China’s growth cools as export strength masks weak consumer demand
GDP growth slowed to 4.3% in the second quarter, while economists warned that weak household spending and job creation could strain Beijing.
By James Whitfield · Staff Writer
3 min read
China’s economy lost speed in the second quarter, raising fresh questions about how long exports can carry growth while households hold back spending. Al Jazeera reported that gross domestic product expanded 4.3% in the quarter ending in June, down from 5% in the previous quarter and the weakest pace in more than three years.
The slowdown came despite strong overseas sales tied to artificial intelligence-related demand and Chinese electric vehicles, according to Al Jazeera. June exports rose 27% from a year earlier, after a 19.4% increase in May, and China’s trade surplus widened to $125.6bn from $105.4bn.
Vina Nadjibulla, vice president at the Asia Pacific Foundation of Canada, told Al Jazeera that the data point to a split economy: some export sectors are expanding quickly while domestic consumption remains weak. She said China’s large export surplus will add pressure on trading partners that are already urging Beijing to reduce imbalances.
Economists cited by Al Jazeera said the problem is rooted partly in the long decline of China’s property market, where many households had placed much of their wealth. Juliet Lu, an assistant professor at the University of British Columbia’s School of Public Policy and Global Affairs, said Chinese consumers had been pushed into tying wealth to property, a sector that later suffered large losses after years of speculative investment.
Lu told Al Jazeera that property losses, along with the financial hit from the COVID-19 pandemic, have made households more cautious. She said many ordinary citizens have been squeezed, with China’s export strength and low-cost goods coming at a cost to workers.
Employment concerns
Reza Hasmath, academic faculty adviser at the University of Alberta’s China Institute, told Al Jazeera that exports are leading much of the economy, while job creation is failing to keep pace. He said that imbalance could create political and social problems for Beijing.
Hasmath said people under 25 face weakening prospects for stable work, with more risk of unemployment, underemployment and lower incomes. He warned that if China continues to rely heavily on technology-led exports instead of domestic demand, pressure could spread to older workers as well.
Hasmath also told Al Jazeera that Beijing’s long-standing promise of rising wealth is changing. He said government messaging is shifting toward social contribution and lower expectations for personal enrichment.
Mark Kruger, an economist affiliated with the Centre for International Governance Innovation and the Yicai Institute, told Al Jazeera he does not expect Beijing to launch a major fiscal stimulus. Kruger said the government appears more focused on reducing debt than increasing spending, and he noted that average growth so far this year is 4.7%, within a 4.5% to 5% annual range.
Oil risks add pressure
Al Jazeera reported that the weaker growth figures also come as energy markets face disruption linked to the United States and Israel’s war on Iran, Tehran’s retaliation against energy sites of US allies, and restricted passage through the Strait of Hormuz, a route used for about one-fifth of global oil supplies, including shipments to China.

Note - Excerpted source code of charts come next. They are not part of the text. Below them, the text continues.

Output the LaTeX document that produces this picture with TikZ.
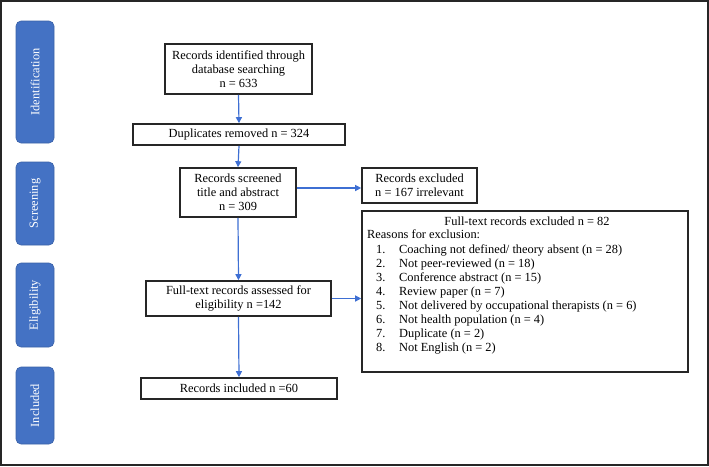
\documentclass[tikz,border=0pt]{standalone}
\usepackage{fontspec}
\setmainfont{Liberation Serif}
\usetikzlibrary{arrows.meta,calc}
\definecolor{sideblue}{HTML}{4472C4}
\definecolor{arrblue}{HTML}{3E6FD3}
\definecolor{boxline}{HTML}{262626}
\tikzset{
  txt/.style={font=\fontsize{12.4}{14}\selectfont, inner sep=0pt, text=black},
  flowbox/.style={draw=boxline, line width=1.6pt, fill=white, txt, align=center},
  side/.style={fill=sideblue, rounded corners=5pt, draw=sideblue!85!black, line width=0.6pt},
  sidetxt/.style={txt, text=white, rotate=90},
  arr/.style={draw=arrblue, line width=1.2pt, -{Triangle[length=6pt,width=6pt]}},
}
\begin{document}
\begin{tikzpicture}[x=1pt,y=-1pt]
\useasboundingbox (0,0) rectangle (709,466);
\draw[line width=2pt, draw=boxline] (1,1) rectangle (708,465);

% side bars
\node[side, minimum width=38pt, minimum height=122pt] (s1) at (35,82) {};
\node[sidetxt] (s1t) at (s1.center) {Identification};
\node[side, minimum width=38pt, minimum height=83pt] (s2) at (35,203.5) {};
\node[sidetxt] (s2t) at (s2.center) {Screening};
\node[side, minimum width=38pt, minimum height=84pt] (s3) at (35,305) {};
\node[sidetxt] (s3t) at (s3.center) {Eligibility};
\node[side, minimum width=38pt, minimum height=77pt] (s4) at (35,405.5) {};
\node[sidetxt] (s4t) at (s4.center) {Included};

% flow boxes
\node[flowbox, minimum width=147pt, minimum height=50pt] (b1) at (238.5,69) {Records identified through\\database searching\\n = 633};
\node[flowbox, minimum width=212pt, minimum height=21pt] (b2) at (239,134.5) {Duplicates removed n = 324};
\node[flowbox, minimum width=116pt, minimum height=49pt] (b3) at (238,192.5) {Records screened\\title and abstract\\n = 309};
\node[flowbox, minimum width=185pt, minimum height=35pt] (b4) at (238.5,298.5) {Full-text records assessed for\\eligibility n =142};
\node[flowbox, minimum width=196pt, minimum height=21pt] (b5) at (239,388.5) {Records included n =60};

\node[flowbox, minimum width=115pt, minimum height=35pt] (ex1) at (419.5,185.5) {Records excluded\\n = 167 irrelevant};
\node[draw=boxline, line width=1.6pt, minimum width=326pt, minimum height=161pt, inner sep=0pt] (ex2) at (525,291.5) {};

\node[txt, anchor=base] (ex2t) at (527,225) {Full-text records excluded n = 82};
\node[txt, anchor=base west] (ex2r) at (367,238) {Reasons for exclusion:};
\foreach \i/\t in {1/{Coaching not defined/ theory absent (n = 28)},2/{Not peer-reviewed (n = 18)},3/{Conference abstract (n = 15)},4/{Review paper (n = 7)},5/{Not delivered by occupational therapists (n = 6)},6/{Not health population (n = 4)},7/{Duplicate (n = 2)},8/{Not English (n = 2)}}{
  \node[txt, anchor=base west] (num\i) at (376,{253+14*(\i-1)}) {\i.};
  \node[txt, anchor=base west] (it\i) at (399,{253+14*(\i-1)}) {\t};
}

% arrows
\draw[arr] (b1.south) -- (b2.north);
\draw[arr] (b2.south) -- (b3.north);
\draw[arr] (b3.south) -- (b4.north);
\draw[arr] (b4.south) -- (b5.north);
\coordinate (a1) at ([yshift=4.5pt]b3.east);
\draw[arr] (a1) -- (a1 -| ex1.west);
\draw[arr] (b4.east) -- (b4.east -| ex2.west);
\end{tikzpicture}
\end{document}
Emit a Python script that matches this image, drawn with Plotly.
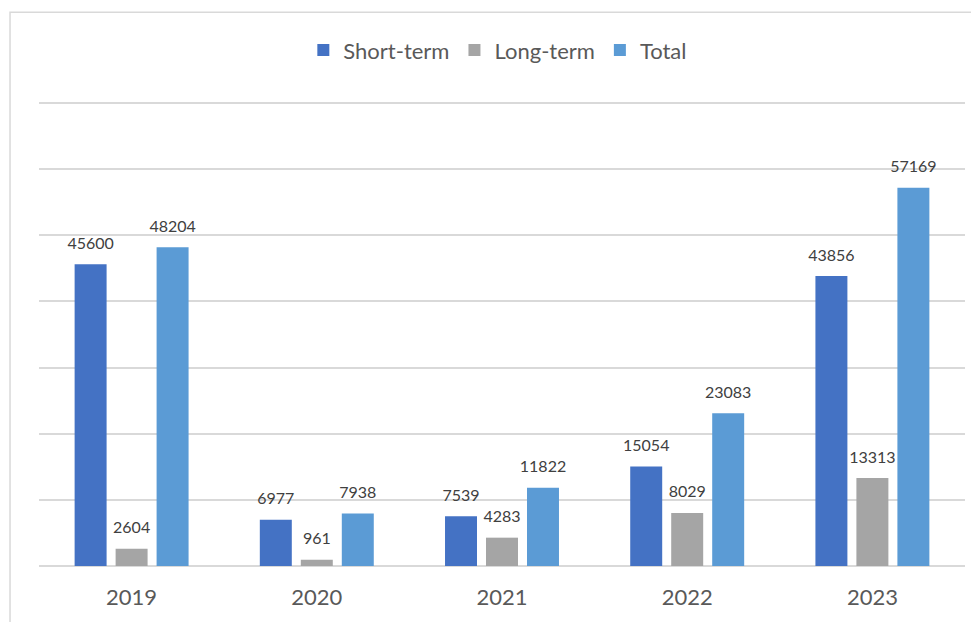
import plotly.graph_objects as go

years = ["2019", "2020", "2021", "2022", "2023"]
short_term = [45600, 6977, 7539, 15054, 43856]
long_term = [2604, 961, 4283, 8029, 13313]
total = [48204, 7938, 11822, 23083, 57169]

series = [
    ("Short-term", short_term, "#4472C4"),
    ("Long-term", long_term, "#A5A5A5"),
    ("Total", total, "#5B9BD5"),
]

fig = go.Figure()

for name, vals, color in series:
    fig.add_trace(go.Bar(
        x=years,
        y=vals,
        name=name,
        marker_color=color,
        marker_line_width=0,
        # label drawn at 16px, base font kept small so the blank
        # second line only lifts it a little above the bar
        text=[f"<span style='font-size:16px'>{v}</span><br> " for v in vals],
        textposition="outside",
        constraintext="none",
        cliponaxis=False,
        textfont=dict(size=8, color="#404040"),
    ))

# outer chart frame (light grey, like the source)
fig.add_shape(
    type="rect", xref="paper", yref="paper",
    x0=-0.0313, x1=1.2, y0=-0.3, y1=1.178,
    line=dict(color="#d9d9d9", width=1.5),
    fillcolor="rgba(0,0,0,0)", layer="below",
)

fig.update_layout(
    width=971,
    height=614,
    margin=dict(l=31, r=14, t=88, b=54),
    paper_bgcolor="white",
    plot_bgcolor="white",
    font=dict(family="Lato, Open Sans, sans-serif", color="#595959"),
    barmode="group",
    bargap=0.336,
    bargroupgap=0.22,
    showlegend=True,
    legend=dict(
        orientation="h",
        x=0.4955, xanchor="center",
        y=1.0975, yanchor="middle",
        font=dict(size=22, color="#595959"),
        itemwidth=30,
    ),
    xaxis=dict(
        showline=False,
        ticks="",
        tickfont=dict(size=22, color="#595959"),
        ticklabelstandoff=16,
    ),
    yaxis=dict(
        range=[0, 71054],
        dtick=10000,
        showticklabels=False,
        showgrid=True,
        gridcolor="#d9d9d9",
        gridwidth=1.5,
        zeroline=True,
        zerolinecolor="#d9d9d9",
        zerolinewidth=1.5,
    ),
)

fig.write_html("out.html")
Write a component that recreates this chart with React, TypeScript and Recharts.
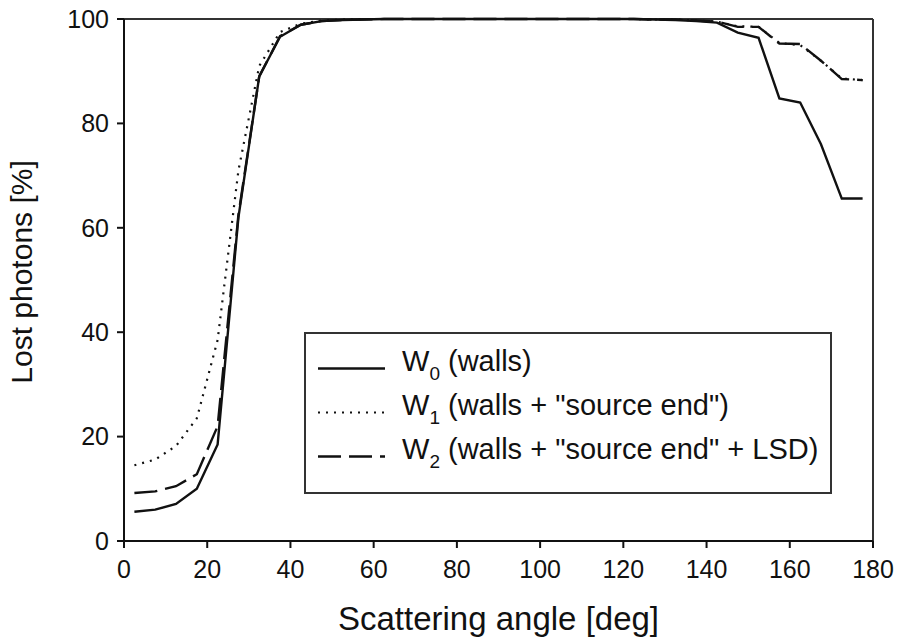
import { LineChart, Line, XAxis, YAxis, ReferenceLine, Legend, Label } from 'recharts';

// scattering angle, centre of each 5 deg bin
const angles = [
  2.5, 7.5, 12.5, 17.5, 22.5, 27.5, 32.5, 37.5, 42.5, 47.5, 52.5, 57.5,
  62.5, 67.5, 72.5, 77.5, 82.5, 87.5, 92.5, 97.5, 102.5, 107.5, 112.5, 117.5,
  122.5, 127.5, 132.5, 137.5, 142.5, 147.5, 152.5, 157.5, 162.5, 167.5, 172.5, 177.5,
];

// lost photons [%]
const w0 = [
  5.6, 6.0, 7.1, 10.0, 18.5, 62, 89, 96.6, 98.9, 99.6, 99.8, 99.9,
  100, 100, 100, 100, 100, 100, 100, 100, 100, 100, 100, 100,
  100, 99.9, 99.8, 99.6, 99.3, 97.4, 96.4, 84.8, 84.0, 76.0, 65.6, 65.6,
];
const w1 = [
  14.5, 15.6, 18.2, 23.5, 38.5, 71, 91, 97.5, 99.1, 99.7, 99.9, 100,
  100, 100, 100, 100, 100, 100, 100, 100, 100, 100, 100, 100,
  100, 99.9, 99.9, 99.7, 99.5, 98.6, 98.5, 95.4, 95.0, 92.0, 88.6, 88.3,
];
const w2 = [
  9.2, 9.5, 10.5, 12.8, 22, 62.5, 89, 96.7, 98.9, 99.6, 99.8, 99.9,
  100, 100, 100, 100, 100, 100, 100, 100, 100, 100, 100, 100,
  100, 99.9, 99.9, 99.7, 99.5, 98.5, 98.5, 95.3, 95.2, 92.0, 88.5, 88.3,
];

const xTicks = [0, 20, 40, 60, 80, 100, 120, 140, 160, 180];
const yTicks = [0, 20, 40, 60, 80, 100];

const seriesKeys = ['w0', 'w1', 'w2'];
const legendSubs = ['0', '1', '2'];
const legendTexts = [' (walls)', ' (walls + "source end")', ' (walls + "source end" + LSD)'];

const data = angles.map((a, i) => ({ angle: a, w0: w0[i], w1: w1[i], w2: w2[i] }));

const FONT = '"Liberation Sans", Arial, Helvetica, sans-serif';
const INK = '#111';

const dashes: Record<string, string | undefined> = {
  w0: undefined,
  w1: '2 6',
  w2: '23 8',
};
const widths: Record<string, number> = { w0: 2.4, w1: 2.2, w2: 2.4 };

function LegendBox() {
  return (
    <div
      style={{
        position: 'relative',
        width: 528,
        height: 162,
        border: `2px solid #333`,
        boxSizing: 'border-box',
        background: '#fff',
        fontFamily: FONT,
        color: INK,
      }}
    >
      {seriesKeys.map((k, i) => (
        <div
          key={k}
          style={{
            position: 'absolute',
            left: 12,
            top: 7 + i * 44,
            height: 44,
            display: 'flex',
            alignItems: 'center',
            whiteSpace: 'nowrap',
          }}
        >
          <svg width={67} height={44} style={{ display: 'block' }}>
            <line
              x1={0}
              x2={67}
              y1={27.5}
              y2={27.5}
              stroke={INK}
              strokeWidth={widths[k]}
              strokeDasharray={dashes[k]}
            />
          </svg>
          <span style={{ marginLeft: 17, fontSize: 29, lineHeight: '44px' }}>
            W
            <span style={{ fontSize: 19, position: 'relative', top: 9 }}>{legendSubs[i]}</span>
            {legendTexts[i]}
          </span>
        </div>
      ))}
    </div>
  );
}

function YTitle() {
  return (
    <text
      x={32}
      y={272}
      transform="rotate(-90 32 272)"
      textAnchor="middle"
      fontSize={30}
      fontFamily={FONT}
      fill={INK}
    >
      Lost photons [%]
    </text>
  );
}

export default function App() {
  return (
    <div style={{ position: 'absolute', left: 0, top: 0, background: '#fff' }}>
      <LineChart
        width={900}
        height={640}
        data={data}
        margin={{ top: 19, right: 27, left: 0, bottom: 0 }}
      >
        <XAxis
          dataKey="angle"
          type="number"
          domain={[0, 180]}
          ticks={xTicks}
          interval={0}
          height={99}
          tickSize={7}
          tickMargin={12}
          axisLine={{ stroke: INK, strokeWidth: 2 }}
          tickLine={{ stroke: INK, strokeWidth: 2 }}
          tick={{ fill: INK, fontSize: 25, fontFamily: FONT }}
        >
          <Label
            value="Scattering angle [deg]"
            position="insideBottom"
            offset={10}
            style={{ fontSize: 33, fontFamily: FONT, fill: INK }}
          />
        </XAxis>
        <YAxis
          type="number"
          domain={[0, 100]}
          ticks={yTicks}
          interval={0}
          width={124}
          tickSize={7}
          tickMargin={8}
          axisLine={{ stroke: INK, strokeWidth: 2 }}
          tickLine={{ stroke: INK, strokeWidth: 2 }}
          tick={{ fill: INK, fontSize: 25, fontFamily: FONT }}
        >
          <Label content={<YTitle />} />
        </YAxis>
        <ReferenceLine y={100} stroke="#333" strokeWidth={2} />
        <ReferenceLine x={180} stroke="#333" strokeWidth={2} />
        <Legend
          layout="horizontal"
          verticalAlign="middle"
          align="center"
          content={<LegendBox />}
          wrapperStyle={{ position: 'absolute', left: 304, top: 332, width: 528, height: 162 }}
        />
        {seriesKeys.map((k) => (
          <Line
            key={k}
            type="linear"
            dataKey={k}
            stroke={INK}
            strokeWidth={widths[k]}
            strokeDasharray={dashes[k]}
            dot={false}
            activeDot={false}
            isAnimationActive={false}
          />
        ))}
      </LineChart>
    </div>
  );
}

Rachel Ziemba, senior adjunct fellow at the Center for a New American Security, told Al Jazeera that lower Chinese oil imports in recent months helped steady the global economy as China drew on reserves. She said China is entering the third quarter with oil supplies disrupted again, and higher fuel costs could lift inflation, curb demand and weaken growth.
This story draws on original reporting from Al Jazeera.